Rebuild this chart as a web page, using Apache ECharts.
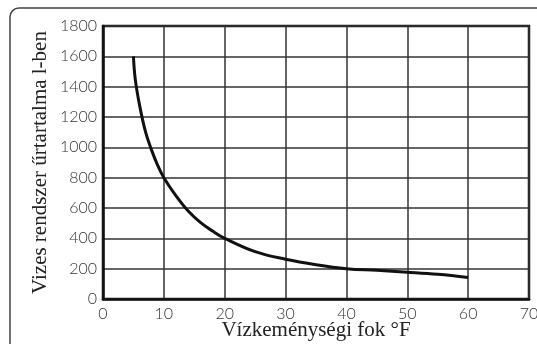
<!DOCTYPE html>
<html>
<head>
<meta charset="utf-8">
<script src="https://cdn.jsdelivr.net/npm/echarts@6/dist/echarts.min.js"></script>
<style>
html, body { margin: 0; padding: 0; background: #fff; }
#chart { width: 537px; height: 344px; }
</style>
</head>
<body>
<div id="chart"></div>
<script>
// curve: hardness (°F) -> volume (l)
const hardness = [5, 5.3, 6, 7, 8, 9, 10, 12, 14, 16, 18, 20, 25, 30, 35, 40, 45, 50, 55, 60];
const volume = [1600, 1450, 1280, 1100, 980, 880, 800, 680, 580, 505, 448, 400, 312, 262, 226, 200, 189, 177, 163, 142];

const xTitle = 'Vízkeménységi fok °F';
const yTitle = 'Vizes rendszer űrtartalma l-ben';

const chart = echarts.init(document.getElementById('chart'));

const gridLine = { show: true, lineStyle: { color: '#333', width: 1.5 } };
const tickFont = { fontFamily: 'Lato', fontWeight: 300, fontSize: 16, color: '#333' };
const titleFont = { fontFamily: 'Liberation Serif', fontSize: 21, color: '#222' };

chart.setOption({
    animation: false,
    graphic: [{
        type: 'rect',
        shape: { x: 10, y: 8, width: 600, height: 400, r: 9 },
        style: { fill: 'none', stroke: '#444', lineWidth: 1.5 }
    }],
    grid: {
        left: 103, right: 8, top: 26, bottom: 45,
        outerBoundsMode: 'none',
        containLabel: false,
        show: true, borderColor: '#111', borderWidth: 2.5
    },
    xAxis: {
        type: 'value',
        min: 0, max: 70, interval: 10,
        name: xTitle,
        nameLocation: 'middle',
        nameGap: 21,
        nameMoveOverlap: false,
        nameTextStyle: titleFont,
        axisLine: { show: true, lineStyle: { color: '#111', width: 2.5 } },
        axisTick: { show: false },
        axisLabel: Object.assign({ margin: 7, formatter: v => String(v) }, tickFont),
        splitLine: gridLine
    },
    yAxis: {
        type: 'value',
        min: 0, max: 1800, interval: 200,
        name: yTitle,
        nameLocation: 'middle',
        nameGap: 52,
        nameMoveOverlap: false,
        nameTextStyle: titleFont,
        axisLine: { show: true, lineStyle: { color: '#111', width: 2.5 } },
        axisTick: { show: false },
        axisLabel: Object.assign({ margin: 6, formatter: v => String(v) }, tickFont),
        splitLine: gridLine
    },
    series: [{
        type: 'line',
        data: hardness.map((h, i) => [h, volume[i]]),
        smooth: 0.4,
        showSymbol: false,
        lineStyle: { color: '#111', width: 3 }
    }]
});
</script>
</body>
</html>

EXERCISE TASK – Repeat the listing above from its first line through the line that contains "const chart = echarts.init(document.getElementById('chart'));", both included, and nothing more. Drop the pictures.

TASK RESULT –
Rebuild this chart as a web page, using Apache ECharts.
<!DOCTYPE html>
<html>
<head>
<meta charset="utf-8">
<script src="https://cdn.jsdelivr.net/npm/echarts@6/dist/echarts.min.js"></script>
<style>
html, body { margin: 0; padding: 0; background: #fff; }
#chart { width: 537px; height: 344px; }
</style>
</head>
<body>
<div id="chart"></div>
<script>
// curve: hardness (°F) -> volume (l)
const hardness = [5, 5.3, 6, 7, 8, 9, 10, 12, 14, 16, 18, 20, 25, 30, 35, 40, 45, 50, 55, 60];
const volume = [1600, 1450, 1280, 1100, 980, 880, 800, 680, 580, 505, 448, 400, 312, 262, 226, 200, 189, 177, 163, 142];

const xTitle = 'Vízkeménységi fok °F';
const yTitle = 'Vizes rendszer űrtartalma l-ben';

const chart = echarts.init(document.getElementById('chart'));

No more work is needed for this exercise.